> [PROBLEM]:
Extract each line bearing the word "with".

— start DATA —

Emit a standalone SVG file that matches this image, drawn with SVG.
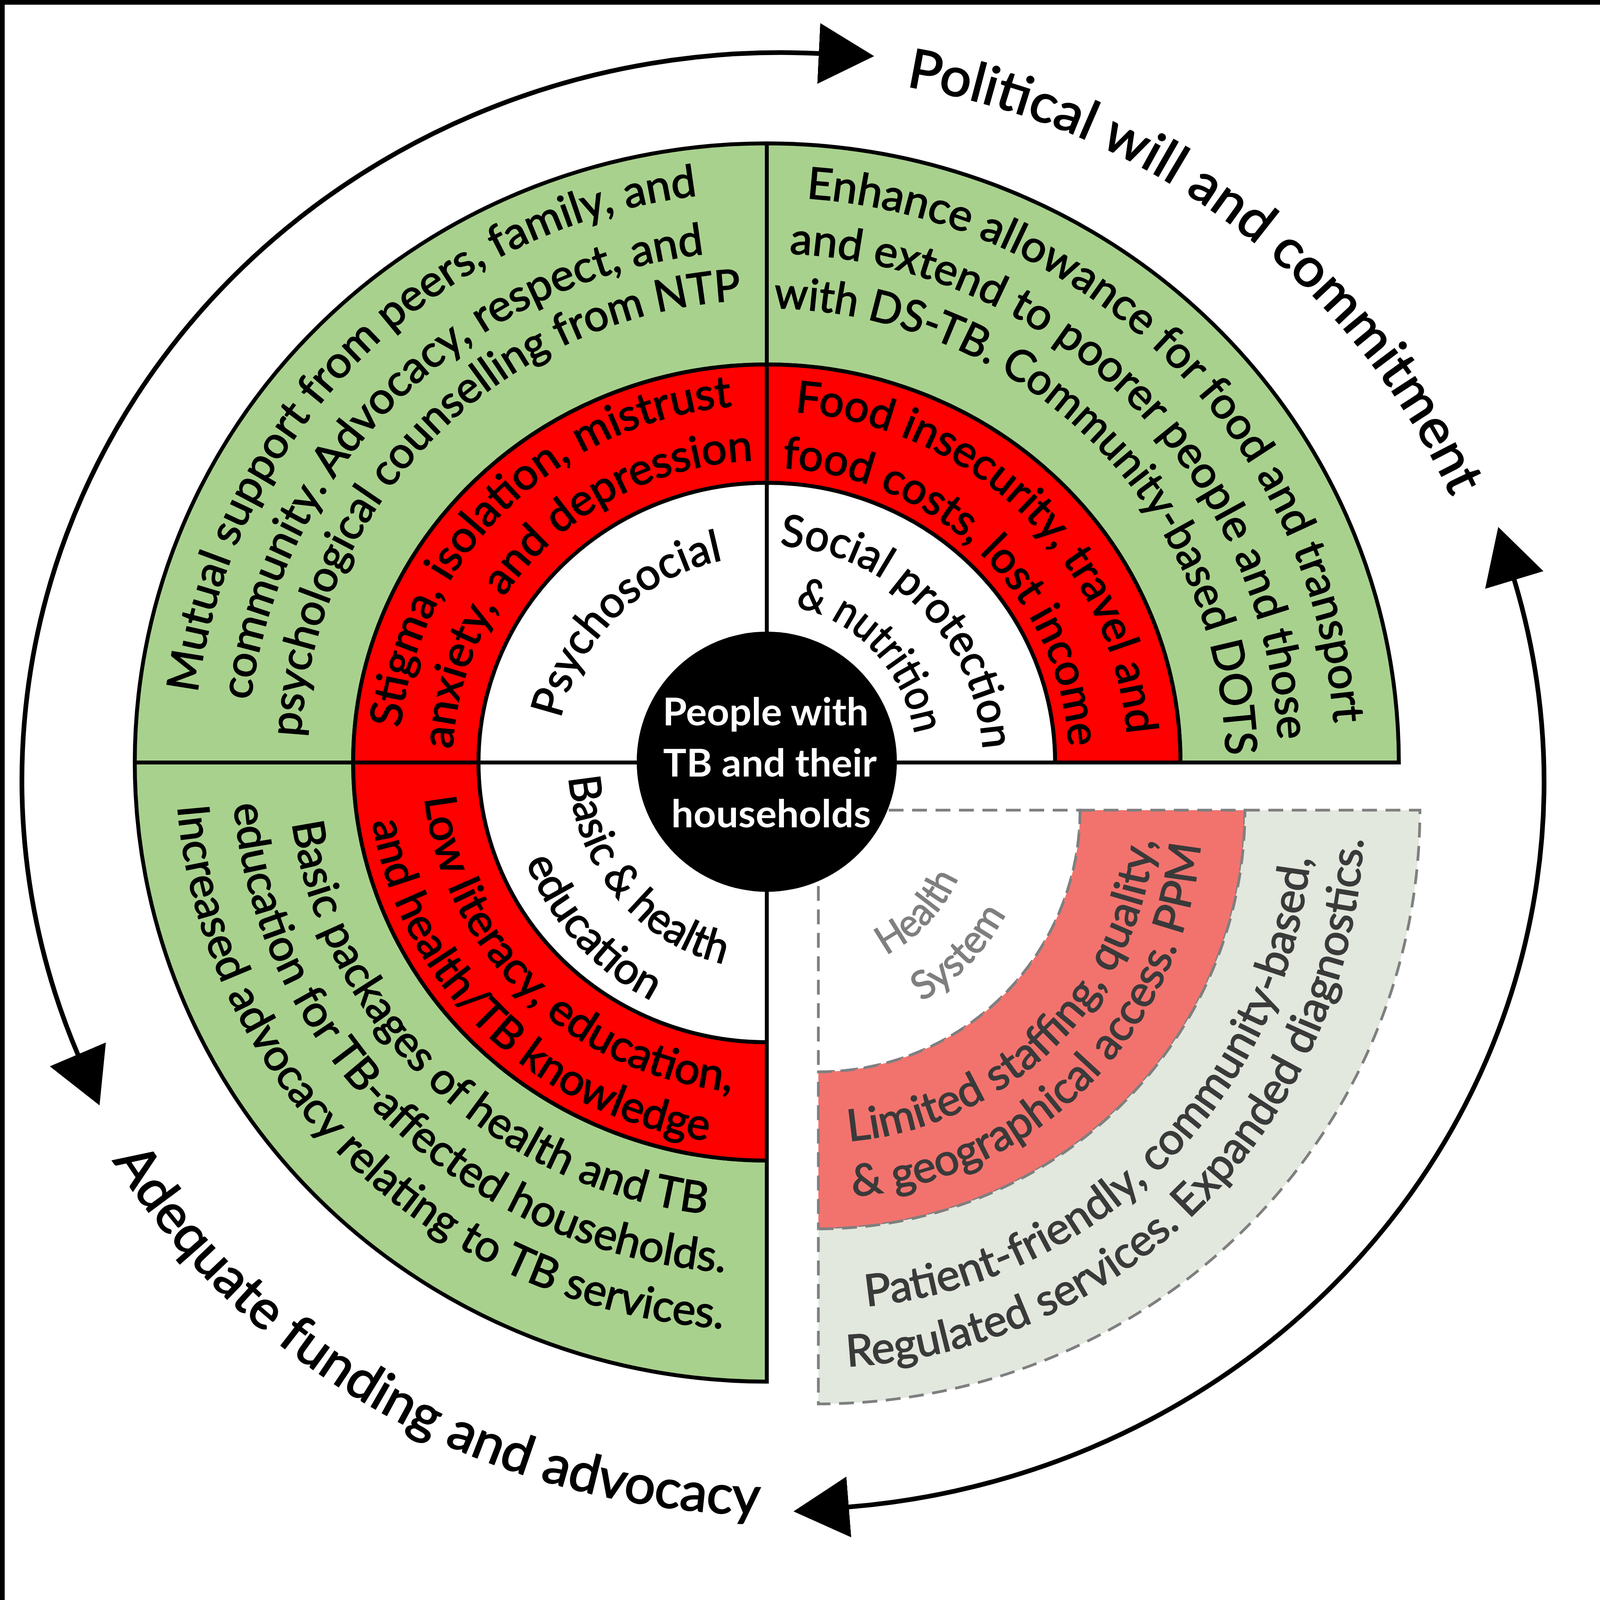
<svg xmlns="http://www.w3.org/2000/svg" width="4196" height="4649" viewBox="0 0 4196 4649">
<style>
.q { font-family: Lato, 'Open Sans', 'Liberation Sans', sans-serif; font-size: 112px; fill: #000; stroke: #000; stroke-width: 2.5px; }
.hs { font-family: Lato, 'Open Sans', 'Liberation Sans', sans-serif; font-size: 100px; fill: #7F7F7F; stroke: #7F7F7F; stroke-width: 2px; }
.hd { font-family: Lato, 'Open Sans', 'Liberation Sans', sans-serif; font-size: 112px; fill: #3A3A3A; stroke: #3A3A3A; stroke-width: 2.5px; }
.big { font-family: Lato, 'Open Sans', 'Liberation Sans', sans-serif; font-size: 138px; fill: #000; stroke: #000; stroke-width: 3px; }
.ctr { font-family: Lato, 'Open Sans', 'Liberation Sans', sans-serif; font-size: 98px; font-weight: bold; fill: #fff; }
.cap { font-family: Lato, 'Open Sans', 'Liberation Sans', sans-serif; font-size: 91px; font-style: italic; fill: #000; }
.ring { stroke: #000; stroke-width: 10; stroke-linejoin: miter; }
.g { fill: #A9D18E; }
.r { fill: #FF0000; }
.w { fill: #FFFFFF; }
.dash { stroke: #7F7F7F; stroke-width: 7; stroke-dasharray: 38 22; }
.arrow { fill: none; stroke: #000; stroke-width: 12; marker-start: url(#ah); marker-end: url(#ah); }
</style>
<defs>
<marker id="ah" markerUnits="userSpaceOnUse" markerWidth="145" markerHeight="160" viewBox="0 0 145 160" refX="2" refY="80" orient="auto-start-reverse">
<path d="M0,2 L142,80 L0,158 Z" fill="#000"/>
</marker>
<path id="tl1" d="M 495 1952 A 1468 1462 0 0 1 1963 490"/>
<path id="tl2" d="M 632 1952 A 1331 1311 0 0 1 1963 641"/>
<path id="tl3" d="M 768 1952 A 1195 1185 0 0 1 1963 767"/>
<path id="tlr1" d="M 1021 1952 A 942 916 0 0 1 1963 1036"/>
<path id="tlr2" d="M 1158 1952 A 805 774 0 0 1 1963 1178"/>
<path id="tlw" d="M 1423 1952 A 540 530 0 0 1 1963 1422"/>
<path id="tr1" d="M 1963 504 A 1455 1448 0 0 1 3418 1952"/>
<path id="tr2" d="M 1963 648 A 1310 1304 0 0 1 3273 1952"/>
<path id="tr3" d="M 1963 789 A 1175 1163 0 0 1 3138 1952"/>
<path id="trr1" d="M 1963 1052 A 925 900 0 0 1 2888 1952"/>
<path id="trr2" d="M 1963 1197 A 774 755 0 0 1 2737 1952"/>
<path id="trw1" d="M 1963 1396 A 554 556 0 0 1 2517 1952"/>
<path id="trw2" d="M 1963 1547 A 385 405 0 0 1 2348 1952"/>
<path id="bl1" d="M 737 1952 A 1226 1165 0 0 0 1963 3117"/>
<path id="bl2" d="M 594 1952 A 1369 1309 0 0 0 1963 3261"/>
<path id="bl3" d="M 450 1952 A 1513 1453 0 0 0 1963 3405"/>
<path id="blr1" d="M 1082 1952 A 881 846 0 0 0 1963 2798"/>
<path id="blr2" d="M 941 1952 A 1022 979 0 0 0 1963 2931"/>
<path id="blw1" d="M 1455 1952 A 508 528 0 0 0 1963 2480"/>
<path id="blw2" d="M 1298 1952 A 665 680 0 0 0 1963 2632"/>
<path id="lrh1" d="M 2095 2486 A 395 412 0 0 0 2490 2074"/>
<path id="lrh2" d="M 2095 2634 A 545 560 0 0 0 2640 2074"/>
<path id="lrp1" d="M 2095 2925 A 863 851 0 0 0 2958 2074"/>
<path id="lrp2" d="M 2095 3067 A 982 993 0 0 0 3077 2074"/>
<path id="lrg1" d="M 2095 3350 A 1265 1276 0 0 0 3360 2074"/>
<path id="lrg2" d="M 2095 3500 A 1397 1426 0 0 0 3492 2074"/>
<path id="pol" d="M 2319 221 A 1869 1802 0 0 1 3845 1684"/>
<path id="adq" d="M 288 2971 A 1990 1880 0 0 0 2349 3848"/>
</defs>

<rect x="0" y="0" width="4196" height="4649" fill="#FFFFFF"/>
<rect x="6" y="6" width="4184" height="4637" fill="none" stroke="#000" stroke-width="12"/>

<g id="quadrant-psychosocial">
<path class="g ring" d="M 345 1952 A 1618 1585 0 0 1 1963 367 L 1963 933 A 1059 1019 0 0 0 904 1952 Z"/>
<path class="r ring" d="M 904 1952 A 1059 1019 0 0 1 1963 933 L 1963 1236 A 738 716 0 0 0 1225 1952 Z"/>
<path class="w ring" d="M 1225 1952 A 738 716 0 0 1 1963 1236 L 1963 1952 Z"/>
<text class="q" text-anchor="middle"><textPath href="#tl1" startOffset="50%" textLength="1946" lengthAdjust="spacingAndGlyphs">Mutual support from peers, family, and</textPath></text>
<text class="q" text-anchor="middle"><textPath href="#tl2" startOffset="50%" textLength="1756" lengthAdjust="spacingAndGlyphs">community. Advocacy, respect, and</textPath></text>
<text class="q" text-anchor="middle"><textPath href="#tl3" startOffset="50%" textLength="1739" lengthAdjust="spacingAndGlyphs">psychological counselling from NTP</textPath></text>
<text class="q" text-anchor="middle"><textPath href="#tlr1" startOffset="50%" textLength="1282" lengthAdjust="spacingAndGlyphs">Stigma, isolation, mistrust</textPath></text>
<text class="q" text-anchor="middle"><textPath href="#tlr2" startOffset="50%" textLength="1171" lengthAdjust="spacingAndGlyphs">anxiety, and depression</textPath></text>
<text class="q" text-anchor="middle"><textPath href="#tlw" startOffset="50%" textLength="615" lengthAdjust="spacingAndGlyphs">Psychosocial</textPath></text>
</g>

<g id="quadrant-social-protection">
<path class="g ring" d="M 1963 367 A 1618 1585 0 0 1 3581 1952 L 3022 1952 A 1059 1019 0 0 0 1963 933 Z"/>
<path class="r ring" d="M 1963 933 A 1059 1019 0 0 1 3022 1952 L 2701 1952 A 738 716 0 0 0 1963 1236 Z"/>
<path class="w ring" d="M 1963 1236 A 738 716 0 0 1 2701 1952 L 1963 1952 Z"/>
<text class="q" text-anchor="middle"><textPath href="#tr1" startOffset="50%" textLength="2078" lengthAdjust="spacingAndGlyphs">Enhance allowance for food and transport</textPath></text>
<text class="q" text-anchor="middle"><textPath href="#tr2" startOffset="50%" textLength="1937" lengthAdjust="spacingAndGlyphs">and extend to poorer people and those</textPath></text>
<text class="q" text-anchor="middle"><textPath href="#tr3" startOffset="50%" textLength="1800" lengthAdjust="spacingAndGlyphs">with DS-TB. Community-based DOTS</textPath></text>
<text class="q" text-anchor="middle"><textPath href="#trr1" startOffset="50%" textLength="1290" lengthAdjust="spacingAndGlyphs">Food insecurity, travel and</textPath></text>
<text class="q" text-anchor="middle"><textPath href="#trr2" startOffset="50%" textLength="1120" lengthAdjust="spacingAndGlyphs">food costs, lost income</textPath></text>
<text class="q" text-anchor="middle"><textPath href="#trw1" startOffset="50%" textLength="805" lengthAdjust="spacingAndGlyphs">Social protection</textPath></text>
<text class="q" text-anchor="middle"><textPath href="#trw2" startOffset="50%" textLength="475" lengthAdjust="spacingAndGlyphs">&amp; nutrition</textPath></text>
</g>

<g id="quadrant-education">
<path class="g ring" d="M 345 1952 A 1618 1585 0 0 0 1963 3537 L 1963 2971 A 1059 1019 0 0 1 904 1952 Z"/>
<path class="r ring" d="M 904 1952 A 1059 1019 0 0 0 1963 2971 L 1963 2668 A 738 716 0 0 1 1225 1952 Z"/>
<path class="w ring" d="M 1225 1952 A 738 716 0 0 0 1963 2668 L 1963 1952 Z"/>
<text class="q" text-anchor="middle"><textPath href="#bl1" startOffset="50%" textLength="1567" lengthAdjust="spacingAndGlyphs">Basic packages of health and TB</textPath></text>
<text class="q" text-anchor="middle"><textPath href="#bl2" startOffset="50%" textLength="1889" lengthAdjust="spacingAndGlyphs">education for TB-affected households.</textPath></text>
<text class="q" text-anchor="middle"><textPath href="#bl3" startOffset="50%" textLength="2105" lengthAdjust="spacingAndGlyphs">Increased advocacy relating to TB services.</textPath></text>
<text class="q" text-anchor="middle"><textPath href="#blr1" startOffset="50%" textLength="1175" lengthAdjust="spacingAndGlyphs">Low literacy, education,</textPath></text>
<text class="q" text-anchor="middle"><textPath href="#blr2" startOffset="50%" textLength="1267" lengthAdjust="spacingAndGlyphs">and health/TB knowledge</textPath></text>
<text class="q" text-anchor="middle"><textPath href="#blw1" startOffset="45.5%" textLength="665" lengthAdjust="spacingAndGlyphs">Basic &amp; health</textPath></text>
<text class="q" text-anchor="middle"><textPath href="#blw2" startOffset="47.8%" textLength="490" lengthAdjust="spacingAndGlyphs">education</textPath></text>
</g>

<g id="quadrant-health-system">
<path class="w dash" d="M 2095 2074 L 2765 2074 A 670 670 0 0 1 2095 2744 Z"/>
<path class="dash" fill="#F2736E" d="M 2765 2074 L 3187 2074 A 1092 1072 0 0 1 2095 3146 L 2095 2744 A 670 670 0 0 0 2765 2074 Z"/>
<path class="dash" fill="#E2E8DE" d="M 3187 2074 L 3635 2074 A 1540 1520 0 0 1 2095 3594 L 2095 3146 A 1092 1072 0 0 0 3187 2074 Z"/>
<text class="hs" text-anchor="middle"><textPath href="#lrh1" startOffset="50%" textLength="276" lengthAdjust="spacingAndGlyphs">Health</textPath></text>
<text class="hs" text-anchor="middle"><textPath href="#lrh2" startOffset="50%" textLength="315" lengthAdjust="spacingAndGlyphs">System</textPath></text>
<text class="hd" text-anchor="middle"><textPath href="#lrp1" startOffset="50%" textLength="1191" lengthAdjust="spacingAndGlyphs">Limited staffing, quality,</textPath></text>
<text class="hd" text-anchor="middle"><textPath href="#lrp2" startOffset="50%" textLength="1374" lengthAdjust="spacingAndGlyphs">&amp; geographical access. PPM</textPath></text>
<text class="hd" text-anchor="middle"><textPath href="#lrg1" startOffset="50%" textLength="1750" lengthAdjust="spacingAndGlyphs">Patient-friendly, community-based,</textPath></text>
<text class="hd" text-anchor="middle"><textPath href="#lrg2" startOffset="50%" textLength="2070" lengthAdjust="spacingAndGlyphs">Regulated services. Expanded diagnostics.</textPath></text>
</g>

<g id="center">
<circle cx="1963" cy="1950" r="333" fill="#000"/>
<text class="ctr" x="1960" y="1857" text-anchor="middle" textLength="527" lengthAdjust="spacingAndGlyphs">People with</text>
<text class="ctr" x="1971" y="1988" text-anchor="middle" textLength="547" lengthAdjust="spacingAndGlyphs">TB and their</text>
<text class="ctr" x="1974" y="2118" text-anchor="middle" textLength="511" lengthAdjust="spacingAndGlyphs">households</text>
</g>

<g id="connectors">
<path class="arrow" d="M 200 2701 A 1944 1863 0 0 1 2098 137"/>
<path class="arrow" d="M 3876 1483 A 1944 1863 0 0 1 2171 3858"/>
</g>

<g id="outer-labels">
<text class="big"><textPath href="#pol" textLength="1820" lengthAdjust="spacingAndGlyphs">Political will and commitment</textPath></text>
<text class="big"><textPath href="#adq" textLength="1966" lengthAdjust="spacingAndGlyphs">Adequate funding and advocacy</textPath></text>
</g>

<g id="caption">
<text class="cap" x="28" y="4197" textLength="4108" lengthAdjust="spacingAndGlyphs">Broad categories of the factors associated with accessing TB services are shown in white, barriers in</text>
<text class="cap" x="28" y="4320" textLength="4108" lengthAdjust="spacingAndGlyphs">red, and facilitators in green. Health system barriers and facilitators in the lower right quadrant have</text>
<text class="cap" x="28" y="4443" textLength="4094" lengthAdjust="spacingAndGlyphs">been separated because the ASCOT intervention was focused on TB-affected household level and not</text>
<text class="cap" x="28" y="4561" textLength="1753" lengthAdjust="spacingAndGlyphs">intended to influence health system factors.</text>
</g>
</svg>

— end DATA —

> [RESULT OF THE EXERCISE]:
Emit a standalone SVG file that matches this image, drawn with SVG.
<text class="q" text-anchor="middle"><textPath href="#tr3" startOffset="50%" textLength="1800" lengthAdjust="spacingAndGlyphs">with DS-TB. Community-based DOTS</textPath></text>
<text class="ctr" x="1960" y="1857" text-anchor="middle" textLength="527" lengthAdjust="spacingAndGlyphs">People with</text>
<text class="cap" x="28" y="4197" textLength="4108" lengthAdjust="spacingAndGlyphs">Broad categories of the factors associated with accessing TB services are shown in white, barriers in</text>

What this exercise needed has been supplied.